# Festplattenimages als Laufwerk einbinden



## tofa (12. Februar 2007)

Hallo,

ich habe eine NTFS-Partition über Linux mit dd in eine Imagedatei gesichert. Nun möchte ich diese unter Windows XP als Laufwerk einbinden oder anderweitig darauf zugreifen, um die Daten zurückzuspielen.

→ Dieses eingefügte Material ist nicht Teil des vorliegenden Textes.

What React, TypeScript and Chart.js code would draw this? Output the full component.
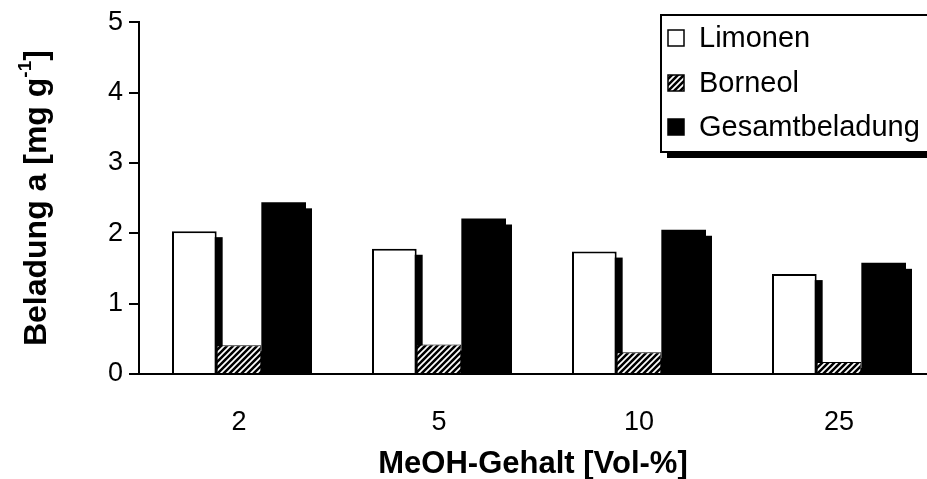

Was gibt es für Möglichkeiten?

Viele Grüße
tofa


----------



## tobbimann (23. Februar 2007)

Hallo!

Wenn du z.B. ein ISO-Image erzeugt hast, könntest du es mit Daemon Tools einbinden und darauf zugreifen wie auf eine CD/DVD.

schönen Abend noch...


----------



## MCrookieDe (24. Februar 2007)

Ich kenne mich mit Linux nicht aus, vielleicht gibts da n ganz einfachen Supertrick aber ich hab da ne andere kleine Idee. Du könntest mit VMware eine Linux VM erstellen mit einer HD so groß der besser etwas größer als dein Image. Diese VM bootest du einfach mit einer Linux Live CD, wie z.b. Knoppix. Dann musst du zusehn wie du das Image in die VM reinkriegst, da fällt mir grad nix optimales ein. Aber wenn du es drin hast, kannst du es per dd auf die leere VM Festplatte spielen. Diese Virtuelle Festplatte, Dateiendung .vmdk glaub ich kannst du als Laufwerk mounten, mit nem Tool von VMware. Mir fällt grad net ein wie es heisst. OK ist natürlich viel Aufwand, weis nicht wie wichtig dir die Daten sind.... wenn du ne Festplatte übrig hättest auf die du das Image mal schnell zurückspielen kannst wäre es natürlich viel einfacher.


----------